Alright. Last question: what are you looking forward to about returning to the History Department, and what will you miss?

BAB

So I am looking forward to being on research leave. I feel like I’ll have the chance to collect myself. I have just been moving so fast. And of course, I’m starting three book projects. I’m looking forward to getting those organized and moving forward with them. I am looking forward to being more present in the classroom. I love teaching. I’ve always loved teaching. It’s been kind of nice to have had this little break, because it gave me perspective. And it also has made me think about my teaching, and so I’m excited about moving back into the classroom in those ways. I’m also excited about getting to spend more time with my graduate students, my doctoral students, I have three at the point of comprehensive exams and one at the writing dissertation stage. That’s a time when they need their advisors present, so I’m really glad I’ll be able to be present for them. I have a graduate student finishing the summert. I’m very glad to be able to be back into all of those things again.

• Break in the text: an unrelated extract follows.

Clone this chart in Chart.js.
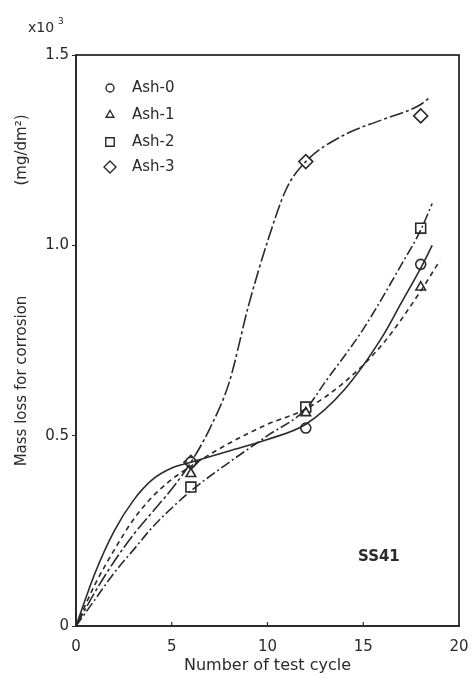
<!DOCTYPE html>
<html>
<head>
    <title>Mass loss SS41</title>
    <script src='https://cdn.jsdelivr.net/npm/chart.js'></script>
    <style>
        html, body { margin: 0; padding: 0; background: #fff; }
        #wrap { width: 474px; height: 679px; position: relative; }
    </style>
</head>
<body>
    <div id="wrap"><canvas id="massChart"></canvas></div>
    <script>
        // marker positions (test cycles) and read values, x10^3 mg/dm2
        const testCycles = [6, 12, 18];
        const ash0Marks = [0.43, 0.52, 0.95];
        const ash1Marks = [0.40, 0.56, 0.89];
        const ash2Marks = [0.365, 0.575, 1.045];
        const ash3Marks = [0.43, 1.22, 1.34];

        // smoothed curves
        const ash0CurveX = [0, 1, 2, 3, 4, 5, 6, 8, 10, 12, 14, 16, 17, 18, 18.6];
        const ash0CurveY = [0, 0.14, 0.25, 0.33, 0.385, 0.415, 0.43, 0.46, 0.49, 0.53, 0.62, 0.76, 0.85, 0.94, 1.0];
        const ash1CurveX = [0, 1, 2, 3, 4, 5, 6, 8, 10, 12, 14, 16, 18, 19];
        const ash1CurveY = [0, 0.11, 0.2, 0.28, 0.34, 0.385, 0.42, 0.48, 0.53, 0.57, 0.64, 0.74, 0.88, 0.96];
        const ash2CurveX = [0, 1, 2, 3, 4, 5, 6, 8, 10, 12, 13, 15, 17, 18, 18.6];
        const ash2CurveY = [0, 0.07, 0.14, 0.2, 0.26, 0.31, 0.355, 0.43, 0.5, 0.57, 0.64, 0.78, 0.95, 1.04, 1.11];
        const ash3CurveX = [0, 1, 2, 3, 4, 5, 6, 7, 8, 9, 10, 11, 12, 14, 16, 18, 18.5];
        const ash3CurveY = [0, 0.09, 0.17, 0.24, 0.3, 0.36, 0.43, 0.52, 0.64, 0.84, 1.01, 1.15, 1.22, 1.29, 1.33, 1.37, 1.39];

        const seriesNames = ['Ash-0', 'Ash-1', 'Ash-2', 'Ash-3'];
        const xTicks = [0, 5, 10, 15, 20];
        const yTicks = [0, 0.5, 1.0, 1.5];

        const ink = '#2a2a2a';
        const fontName = "'DejaVu Sans', sans-serif";
        const markerStyles = ['circle', 'triangle', 'rect', 'rectRot'];
        const markerSizes = [5, 5.5, 7, 7];
        const dashStyles = [[], [5, 4], [10, 3, 2, 3], [14, 3, 3, 3]];

        function toPoints(xs, ys) {
            return xs.map((x, i) => ({ x: x, y: ys[i] }));
        }

        const curves = [
            toPoints(ash0CurveX, ash0CurveY),
            toPoints(ash1CurveX, ash1CurveY),
            toPoints(ash2CurveX, ash2CurveY),
            toPoints(ash3CurveX, ash3CurveY)
        ];
        const marks = [ash0Marks, ash1Marks, ash2Marks, ash3Marks];

        const datasets = [];
        curves.forEach((pts, i) => {
            datasets.push({
                label: seriesNames[i] + ' curve',
                data: pts,
                showLine: true,
                borderColor: ink,
                borderWidth: 1.6,
                borderDash: dashStyles[i],
                pointRadius: 0,
                cubicInterpolationMode: 'monotone',
                fill: false
            });
        });
        marks.forEach((vals, i) => {
            datasets.push({
                label: seriesNames[i],
                data: toPoints(testCycles, vals),
                showLine: false,
                pointStyle: markerStyles[i],
                pointRadius: markerSizes[i],
                pointBorderWidth: 1.6,
                pointBorderColor: ink,
                pointBackgroundColor: '#fff'
            });
        });

        // extra texts, frame and in-plot legend
        const decor = {
            id: 'decor',
            afterDraw(chart) {
                const ctx = chart.ctx;
                const a = chart.chartArea;
                ctx.save();
                ctx.strokeStyle = ink;
                ctx.lineWidth = 1.8;
                ctx.strokeRect(a.left, a.top, a.right - a.left, a.bottom - a.top);

                // small inward ticks like the original
                ctx.lineWidth = 1.2;
                xTicks.slice(1, -1).forEach(v => {
                    const px = chart.scales.x.getPixelForValue(v);
                    ctx.beginPath();
                    ctx.moveTo(px, a.bottom);
                    ctx.lineTo(px, a.bottom - 4);
                    ctx.stroke();
                });

                ctx.fillStyle = ink;
                ctx.font = '14px ' + fontName;
                ctx.textBaseline = 'middle';
                ctx.textAlign = 'left';
                ctx.fillText('x10', 28, 28);
                ctx.font = '9px ' + fontName;
                ctx.fillText('3', 58, 22);

                ctx.save();
                ctx.translate(22, 381);
                ctx.rotate(-Math.PI / 2);
                ctx.textAlign = 'center';
                ctx.font = '15px ' + fontName;
                ctx.fillText('Mass loss for corrosion', 0, 0);
                ctx.restore();

                ctx.save();
                ctx.translate(22, 150);
                ctx.rotate(-Math.PI / 2);
                ctx.textAlign = 'center';
                ctx.font = '15px ' + fontName;
                ctx.fillText('(mg/dm\u00b2)', 0, 0);
                ctx.restore();

                ctx.font = 'bold 15px ' + fontName;
                ctx.textAlign = 'left';
                ctx.fillText('SS41', 358, 557);

                const rows = [88, 115, 142, 167];
                ctx.font = '15px ' + fontName;
                seriesNames.forEach((name, i) => {
                    ctx.lineWidth = 1.4;
                    ctx.strokeStyle = ink;
                    ctx.fillStyle = '#fff';
                    Chart.helpers.drawPoint(ctx, {
                        pointStyle: markerStyles[i],
                        radius: markerSizes[i] - 1,
                        borderWidth: 1.4
                    }, 110, rows[i]);
                    ctx.fillStyle = ink;
                    ctx.fillText(name, 132, rows[i]);
                });
                ctx.restore();
            }
        };

        new Chart(document.getElementById('massChart').getContext('2d'), {
            type: 'scatter',
            data: { datasets: datasets },
            options: {
                responsive: true,
                maintainAspectRatio: false,
                animation: false,
                layout: { padding: { top: 55, right: 15, left: 0, bottom: 0 } },
                plugins: {
                    legend: { display: false },
                    tooltip: { enabled: false }
                },
                scales: {
                    x: {
                        type: 'linear',
                        min: 0,
                        max: 20,
                        afterBuildTicks(scale) { scale.ticks = xTicks.map(v => ({ value: v })); },
                        afterFit(scale) { scale.height = 53; },
                        grid: { display: false },
                        border: { display: true, color: ink, width: 1.8 },
                        ticks: {
                            color: ink,
                            padding: 4,
                            font: { family: fontName, size: 15 },
                            callback: v => String(v)
                        },
                        title: {
                            display: true,
                            text: 'Number of test cycle',
                            color: ink,
                            padding: { top: 0 },
                            font: { family: fontName, size: 16 }
                        }
                    },
                    y: {
                        type: 'linear',
                        min: 0,
                        max: 1.5,
                        afterBuildTicks(scale) { scale.ticks = yTicks.map(v => ({ value: v })); },
                        afterFit(scale) { scale.width = 76; },
                        grid: { display: true, drawOnChartArea: false, tickLength: 4, color: ink },
                        border: { display: true, color: ink, width: 1.8 },
                        ticks: {
                            color: ink,
                            padding: 3,
                            font: { family: fontName, size: 15 },
                            callback: v => (v === 0 ? '0' : v.toFixed(1))
                        }
                    }
                }
            },
            plugins: [decor]
        });
    </script>
</body>
</html>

I will miss the collegiality of the Graduate School. I will miss being able to see a problem and solve the problem. But I will definitely miss the collegiality of the graduate school. It’s a really great community here. And I’ll miss getting to work with graduate students across campus. This move will silo me a little bit more into the humanities, and I’ll miss the broader interactions.

BT

Well, thank you, every student I’ve talked to just said, please, tell her thank you. You’ve been such a champion for graduate students. So everyone’s just really grateful for the years you’ve put in. Our lives are better because of it.